Il est évident qu’il existe dans cette assemblée, à côté d’un groupe d’hommes très distingués, un grand nombre de médiocres et plusieurs individus tout à fait indignes ; mais les projets de réforme que l’on a maintes fois mis en avant, celui même dont lord Rosebery était l’auteur, suffiraient-ils pour remédier pleinement à cet état de choses ? Aussi bien les ennemis de l’aristocratie se gardent-ils de réclamer une réforme qui rendrait à la Chambre haute la vie, et peut-être une part plus grande de pouvoir et d’autorité. Beaucoup de membres radicaux des Communes préfèrent attendre que le droit de veto de la vénérable assemblée ville rejoindre celui de la couronne. Cela viendra peut-être un jour ; mais ce jour, malgré le vote d’un amendement de M. Labouchère en ce sens, est encore lointain.

Il est d’autres besognes plus immédiates : bien que l’on accuse lord Rosebery d’être plus que tiède à l’égard de l’autonomie irlandaise, il préside un cabinet fatalement voué à cette entreprise ; et si la majorité dont il dispose est trop faible pour qu’il risque d’en perdre un seul élément, la portion la plus forte de cette majorité est constituée par les députés de l’île-sœur, qui demeurent par conséquent maîtres de la situation. Il va sans dire que, le home rule disparaissant du programme libéral, ou du moins n’y tenant plus qu’une place fort effacée, les libéraux-unionistes rentreraient dans le giron du libéralisme, dont les éloigne seule la question d’Irlande. Le retour des libéraux-unionistes à leurs affinités pourrait être une éventualité probable, si ces derniers étaient plus nombreux. Comme ils ne sont que 50, tandis que les Irlandais, qui sont 80, se retourneraient immédiatement du côté des conservateurs, une pareille tactique aurait pour résultat immédiat la chute du cabinet Rosebery.

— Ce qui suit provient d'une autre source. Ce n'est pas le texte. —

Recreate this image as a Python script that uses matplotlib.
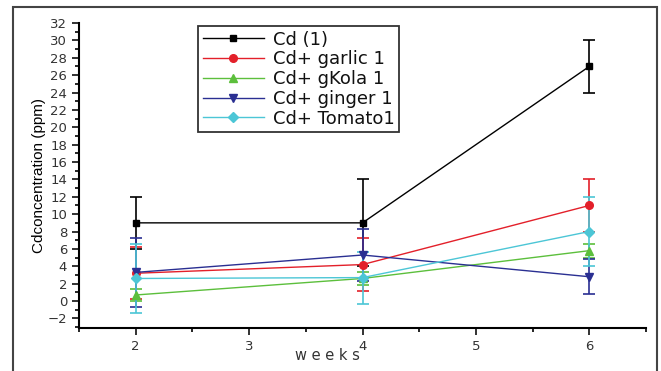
import matplotlib
matplotlib.use("Agg")
import matplotlib.pyplot as plt
from matplotlib.patches import Rectangle
from matplotlib.lines import Line2D
from matplotlib.ticker import MultipleLocator

weeks = [2, 4, 6]
labels = ["Cd (1)", "Cd+ garlic 1", "Cd+ gKola 1", "Cd+ ginger 1", "Cd+ Tomato1"]
cd = [9.0, 9.0, 27.0]
cd_err = [3.0, 5.0, 3.0]
garlic = [3.2, 4.2, 11.0]
garlic_err = [3.0, 3.0, 3.0]
kola = [0.7, 2.6, 5.8]
kola_err = [0.7, 0.7, 0.8]
ginger = [3.3, 5.3, 2.8]
ginger_err = [4.0, 3.0, 2.0]
tomato = [2.6, 2.7, 8.0]
tomato_err = [4.0, 3.0, 4.0]

series = [cd, garlic, kola, ginger, tomato]
errors = [cd_err, garlic_err, kola_err, ginger_err, tomato_err]
colors = ["#000000", "#e3202a", "#5cbf3c", "#2a2f92", "#4cc6d6"]
markers = ["s", "o", "^", "v", "D"]
msizes = [5, 5.5, 6, 6, 5]

plt.rcParams['font.family'] = ['Liberation Sans', 'DejaVu Sans']

fig = plt.figure(figsize=(6.61, 3.71), dpi=100)
ax = fig.add_axes([79/661, 1-328/371, (646-79)/661, (328-23)/371])

handles = []
for s, e, c, m, ms, lab in zip(series, errors, colors, markers, msizes, labels):
    ax.errorbar(weeks, s, yerr=e, color=c, marker=m, markersize=ms,
                lw=1.0, elinewidth=1.2, capsize=4, capthick=1.2)
    handles.append(Line2D([], [], color=c, marker=m, markersize=ms, lw=1.0, label=lab))

ax.set_xlim(1.5, 6.5)
ax.set_ylim(-3.1, 32)
ax.xaxis.set_major_locator(MultipleLocator(1))
ax.xaxis.set_minor_locator(MultipleLocator(0.5))
ax.yaxis.set_major_locator(MultipleLocator(2))
ax.yaxis.set_minor_locator(MultipleLocator(1))
ax.spines['top'].set_visible(False)
ax.spines['right'].set_visible(False)
ax.spines['left'].set_linewidth(1.5)
ax.spines['bottom'].set_linewidth(1.5)
ax.tick_params(which='major', direction='out', length=5, width=1.3, labelsize=9.5, colors='#222222')
ax.tick_params(which='minor', direction='out', length=3, width=1.2)
for lab in ax.get_xticklabels() + ax.get_yticklabels():
    lab.set_color('#333333')
    lab.set_family(['DejaVu Sans'])

ax.set_ylabel("Cdconcentration (ppm)", fontsize=11,
              family=['Liberation Sans Narrow', 'Liberation Sans', 'DejaVu Sans'],
              labelpad=1)
fig.text(327/661, 1-356/371, "w e e k s", ha='center', va='center', fontsize=10.5,
         color='#333333', family=['DejaVu Sans'])

leg = ax.legend(handles=handles, loc='upper left', bbox_to_anchor=(198/661, 1-26/371),
                bbox_transform=fig.transFigure, frameon=True, fancybox=False,
                edgecolor='black', handlelength=3.4, borderpad=0.25,
                labelspacing=0.1, handletextpad=0.5, borderaxespad=0,
                prop={'family': ['DejaVu Sans'], 'size': 13})
leg.get_frame().set_linewidth(1.3)
for t in leg.get_texts():
    t.set_color('#111111')

fig.patches.append(Rectangle((13/661, -0.1), (657-13)/661, 1.1 - 7/371,
                             transform=fig.transFigure, fill=False,
                             edgecolor='#444444', lw=1.5))

fig.savefig("out.png", dpi=100)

Celui-ci par conséquent aurait plus d’avantage à en appeler aux électeurs, dont il peut espérer une majorité transformée, d’autant plus que, si les chefs libéraux veulent continuer à s’occuper de l’Irlande, les Gallois se rebifferont. Ils avaient déjà signifié à M. Gladstone que, si la séparation de l’Église et de l’État dans la principauté n’était pas mise en tête du programme de la session nouvelle, ils voteraient contre le gouvernement. Or ils sont 22, juste assez pour mettre le gouvernement en minorité, le cas échéant. Le home rule d’ailleurs, tôt ou tard, par les libéraux ou par les conservateurs, sera voté, suivant l’exemple de la réforme électorale de 1867 ; mais il ne sera pas voté seul, il ne passera que comme partie d’un tout qui comprendra de bien autres innovations, des réformes d’ordre intérieur quasi révolutionnaires, dont sir William Harcourt a tracé le programme à l’occasion du discours du trône.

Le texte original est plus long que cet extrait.